Tue, 25 May 2004

KPU's authority

I thank Thomas Hidya Tjaya for his article Finding the best way to choose our leaders (The Jakarta Post, May 19).

He comments that "we express the freedom to choose our leaders through state institutions, including the General Elections Commission (KPU)".

It would be more accurate to say that the KPU has legal authority to manage the elections, enabling it to uphold or to restrict freedom. When the home ministry had this authority it restricted freedom by, for example, allowing only three parties, and the current KPU is following a similar path by allowing only five presidential candidates and excluding one, who also happens to have the longest record of defending democracy and human rights.
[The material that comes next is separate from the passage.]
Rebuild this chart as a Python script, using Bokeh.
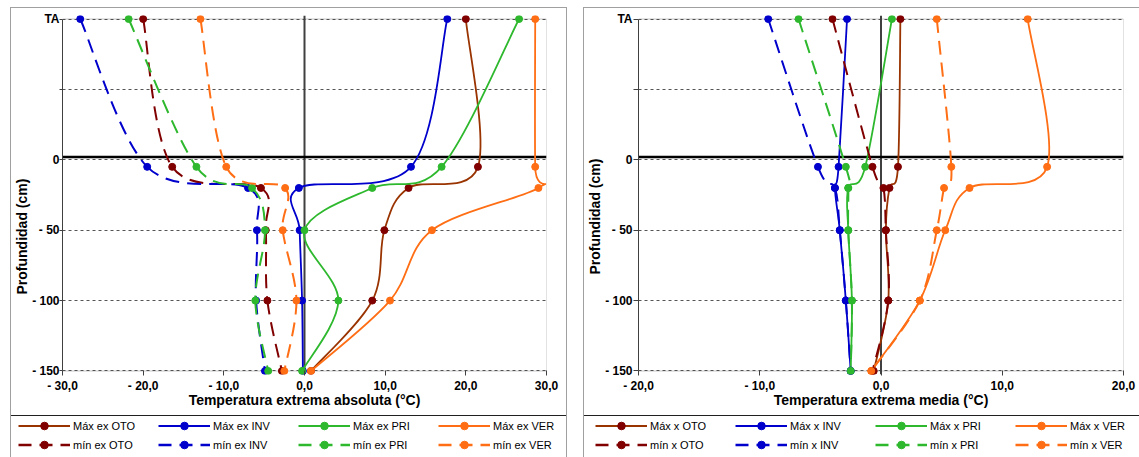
import numpy as np
from bokeh.plotting import figure
from bokeh.models import (Range1d, FixedTicker, Span, BoxAnnotation, Title,
                          Legend, LegendItem, ColumnDataSource, Spacer)
from bokeh.layouts import row, column
from bokeh.embed import file_html
from bokeh.resources import INLINE

# ---------------- data ----------------
# depth of each reading in cm; 100 stands for "TA" (air temperature)
depth_cm = [100, -5, -20, -50, -100, -150]
y_ticks = [-150, -100, -50, 0, 50, 100]
y_tick_labels = ["- 150", "- 100", "- 50", "0", "", "TA"]

abs_x_ticks = [-30, -20, -10, 0, 10, 20, 30]
abs_x_labels = ["- 30,0", "- 20,0", "- 10,0", "0,0", "10,0", "20,0", "30,0"]
med_x_ticks = [-20, -10, 0, 10, 20]
med_x_labels = ["- 20,0", "- 10,0", "0,0", "10,0", "20,0"]

# left panel: absolute extreme temperatures (degC)
max_ex_OTO = [20.0, 21.5, 12.9, 9.9, 8.4, 0.8]
max_ex_INV = [17.7, 13.2, -0.7, -0.6, -0.3, -0.2]
max_ex_PRI = [26.6, 17.0, 8.4, 0.0, 4.2, -0.3]
max_ex_VER = [28.6, 28.6, 29.0, 15.8, 10.6, 0.8]
min_ex_OTO = [-20.0, -16.4, -5.4, -4.8, -4.6, -2.8]
min_ex_INV = [-27.8, -19.5, -7.0, -5.9, -6.0, -4.9]
min_ex_PRI = [-21.8, -13.4, -6.5, -4.9, -6.1, -4.5]
min_ex_VER = [-12.9, -9.7, -2.4, -2.7, -1.0, -2.5]

# right panel: mean extreme temperatures (degC)
max_x_OTO = [1.6, 1.4, 0.7, 0.4, 0.6, -0.6]
max_x_INV = [-2.8, -3.5, -3.8, -3.4, -2.9, -2.5]
max_x_PRI = [0.9, -1.3, -2.7, -2.7, -2.4, -2.5]
max_x_VER = [12.1, 13.7, 7.3, 5.3, 3.2, -0.8]
min_x_OTO = [-4.0, -0.7, 0.2, 0.4, 0.6, -0.7]
min_x_INV = [-9.3, -5.2, -3.8, -3.4, -2.9, -2.5]
min_x_PRI = [-6.8, -2.9, -2.7, -2.7, -2.4, -2.5]
min_x_VER = [4.6, 5.8, 5.2, 4.6, 3.2, -0.8]

abs_series = [
    ("Máx ex OTO", max_ex_OTO, "OTO", "solid"),
    ("Máx ex INV", max_ex_INV, "INV", "solid"),
    ("Máx ex PRI", max_ex_PRI, "PRI", "solid"),
    ("Máx ex VER", max_ex_VER, "VER", "solid"),
    ("mín ex OTO", min_ex_OTO, "OTO", "dash"),
    ("mín ex INV", min_ex_INV, "INV", "dash"),
    ("mín ex PRI", min_ex_PRI, "PRI", "dash"),
    ("mín ex VER", min_ex_VER, "VER", "dash"),
]
med_series = [
    ("Máx x OTO", max_x_OTO, "OTO", "solid"),
    ("Máx x INV", max_x_INV, "INV", "solid"),
    ("Máx x PRI", max_x_PRI, "PRI", "solid"),
    ("Máx x VER", max_x_VER, "VER", "solid"),
    ("mín x OTO", min_x_OTO, "OTO", "dash"),
    ("mín x INV", min_x_INV, "INV", "dash"),
    ("mín x PRI", min_x_PRI, "PRI", "dash"),
    ("mín x VER", min_x_VER, "VER", "dash"),
]

# ---------------- styles ----------------
line_colors = {("OTO", "solid"): "#993300", ("OTO", "dash"): "#800000",
               ("INV", "solid"): "#0000CC", ("INV", "dash"): "#0000CC",
               ("PRI", "solid"): "#2EB82E", ("PRI", "dash"): "#2EB82E",
               ("VER", "solid"): "#FF6E14", ("VER", "dash"): "#FF6E14"}
marker_colors = {"OTO": "#800000", "INV": "#0000CC", "PRI": "#2EB82E", "VER": "#FF6E14"}
DASH = "14 8"
FONT = "Liberation Sans"
BORDER = "#A0A0A0"
LEG_H = 41


def smooth_segments(xs, ys):
    """Bezier segments through the points (Excel-like smoothed line)."""
    x = np.asarray(xs, float)
    y = np.asarray(ys, float)
    n = len(x)
    xp = np.concatenate([[x[0]], x, [x[-1]]])
    yp = np.concatenate([[y[0]], y, [y[-1]]])
    return dict(
        x0=x[:-1], y0=y[:-1], x1=x[1:], y1=y[1:],
        cx0=x[:-1] + (xp[2:n + 1] - xp[0:n - 1]) / 6.0,
        cy0=y[:-1] + (yp[2:n + 1] - yp[0:n - 1]) / 6.0,
        cx1=x[1:] - (xp[3:n + 2] - xp[1:n]) / 6.0,
        cy1=y[1:] - (yp[3:n + 2] - yp[1:n]) / 6.0,
    )


def make_plot(series, x_ticks, x_labels, x_title, width, b_left, b_right,
              tick_out, label_standoff, ytitle_offset):
    p = figure(width=width, height=407,
               x_range=Range1d(x_ticks[0], x_ticks[-1]), y_range=Range1d(-152.5, 102.5),
               output_backend="svg", toolbar_location=None, frame_align=False,
               min_border_left=b_left, min_border_right=b_right,
               min_border_top=7, min_border_bottom=41,
               outline_line_color=None, background_fill_color="white",
               border_fill_color="white")

    p.xgrid.visible = False
    p.ygrid.ticker = FixedTicker(ticks=y_ticks)
    p.ygrid.grid_line_color = "#555555"
    p.ygrid.grid_line_dash = "3 3"
    p.ygrid.grid_line_width = 1

    xa = p.xaxis[0]
    xa.ticker = FixedTicker(ticks=x_ticks)
    xa.major_label_overrides = {t: l for t, l in zip(x_ticks, x_labels)}
    xa.axis_line_color = None
    xa.major_tick_in = 4
    xa.major_tick_out = 1
    xa.major_tick_line_color = "#404040"
    xa.minor_tick_line_color = None
    xa.major_label_standoff = 3
    xa.major_label_text_font = FONT
    xa.major_label_text_font_style = "bold"
    xa.major_label_text_font_size = "12px"
    xa.major_label_text_color = "black"
    xa.axis_label = x_title
    xa.axis_label_text_font = FONT
    xa.axis_label_text_font_style = "bold"
    xa.axis_label_text_font_size = "14px"
    xa.axis_label_text_color = "black"
    xa.axis_label_standoff = -4

    ya = p.yaxis[0]
    ya.ticker = FixedTicker(ticks=y_ticks)
    ya.major_label_overrides = {t: l for t, l in zip(y_ticks, y_tick_labels)}
    ya.bounds = (-150, 100)
    ya.axis_line_color = "#404040"
    ya.major_tick_in = 0
    ya.major_tick_out = tick_out
    ya.major_tick_line_color = "#404040"
    ya.minor_tick_line_color = None
    ya.major_label_standoff = label_standoff
    ya.major_label_text_font = FONT
    ya.major_label_text_font_style = "bold"
    ya.major_label_text_font_size = "12px"
    ya.major_label_text_color = "black"

    # y-axis title, placed along the axis where the original has it
    p.add_layout(Title(text="Profundidad (cm)", align="left", offset=ytitle_offset,
                       standoff=0, text_font=FONT, text_font_style="bold",
                       text_font_size="14px", text_color="black"), "left")

    p.add_layout(Span(location=0, dimension="height", line_color="#404040",
                      line_width=2, level="underlay"))
    p.add_layout(Span(location=2, dimension="width", line_color="black",
                      line_width=2.5, level="underlay"))
    p.add_layout(BoxAnnotation(left=x_ticks[0], right=x_ticks[-1], bottom=y_ticks[0],
                               top=y_ticks[-1], fill_color=None, fill_alpha=0,
                               line_color="#404040", line_width=1, level="underlay"))

    for label, vals, season, style in series:
        lc = line_colors[(season, style)]
        mc = marker_colors[season]
        src = ColumnDataSource(smooth_segments(vals, depth_cm))
        kw = dict(line_width=1.8) if style == "solid" else dict(line_width=2, line_dash=DASH)
        p.bezier(x0="x0", y0="y0", x1="x1", y1="y1", cx0="cx0", cy0="cy0",
                 cx1="cx1", cy1="cy1", source=src, line_color=lc, **kw)
        p.scatter(vals, depth_cm, marker="circle", size=7, fill_color=mc, line_color=mc)
    return p


def make_legend(series, width, x_start):
    lf = figure(width=width, height=LEG_H, x_range=Range1d(0, 1), y_range=Range1d(0, 1),
                x_axis_type=None, y_axis_type=None, output_backend="svg",
                toolbar_location=None, frame_align=False, min_border=0,
                min_border_left=0, min_border_right=0,
                min_border_top=0, min_border_bottom=0,
                outline_line_color=None, background_fill_color="white",
                border_fill_color="white")
    for k, (label, vals, season, style) in enumerate(series):
        lc = line_colors[(season, style)]
        mc = marker_colors[season]
        kw = dict(line_width=2.2) if style == "solid" else dict(line_width=2.5, line_dash="13 8")
        # legend keys only: a single undefined point, nothing is drawn in the box itself
        lr = lf.line(x=[np.nan], y=[np.nan], line_color=lc, **kw)
        sr = lf.scatter(x=[np.nan], y=[np.nan], marker="circle", size=4,
                        fill_color=mc, line_color=mc)
        col, rw = k % 4, k // 4
        leg = Legend(items=[LegendItem(label=label, renderers=[lr, sr])],
                     location=(x_start + 140 * col, LEG_H - 19 * (rw + 1)),
                     glyph_width=52, glyph_height=19, label_height=19,
                     label_standoff=3, spacing=0, padding=0, margin=0,
                     border_line_alpha=0, background_fill_alpha=0,
                     label_text_font=FONT, label_text_font_size="11px",
                     label_text_color="black")
        lf.add_layout(leg, "center")
    return lf


def vline(h):
    return Spacer(width=1, height=h, styles={"background-color": BORDER})


def hline(w, color):
    return Spacer(width=w, height=1, styles={"background-color": color})


p1 = make_plot(abs_series, abs_x_ticks, abs_x_labels, "Temperatura extrema absoluta (°C)",
               width=555, b_left=48, b_right=20, tick_out=3, label_standoff=0,
               ytitle_offset=80)
p2 = make_plot(med_series, med_x_ticks, med_x_labels, "Temperatura extrema media (°C)",
               width=555, b_left=52, b_right=16, tick_out=5, label_standoff=1,
               ytitle_offset=100)
l1 = make_legend(abs_series, 555, 7)
l2 = make_legend(med_series, 555, 11)

chart1 = column(Spacer(width=557, height=7), hline(557, BORDER),
                row(vline(449), column(p1, hline(555, "#202020"), l1), vline(449)))
chart2 = column(Spacer(width=556, height=7), hline(556, BORDER),
                row(vline(449), column(p2, hline(555, "#202020"), l2)))

layout = row(Spacer(width=10, height=457), chart1, Spacer(width=16, height=457), chart2)
open("out.html", "w").write(file_html(layout, INLINE))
According to Thomas, the majority of people accept without question the right of the KPU to throw out Abdurrahman "Gus Dur" Wahid. On the other hand, if the KPU issued a decree barring women candidates then more people might object because Megawati has more supporters than Gus Dur and discrimination against women is a hotter issue than discrimination against the blind. In any case, counting the number of people who accept the KPU's decision without question only shows how many people will acquiesce to the erosion of their own freedoms. It does not make the KPU's decision less repressive.

Nor is it acceptable to suppress the rights of the blind merely because "for many people, the requirements for physical and mental health appear commonsensical".

Guessing how many people are prejudiced against blind people is a job for survey institutes, not the KPU.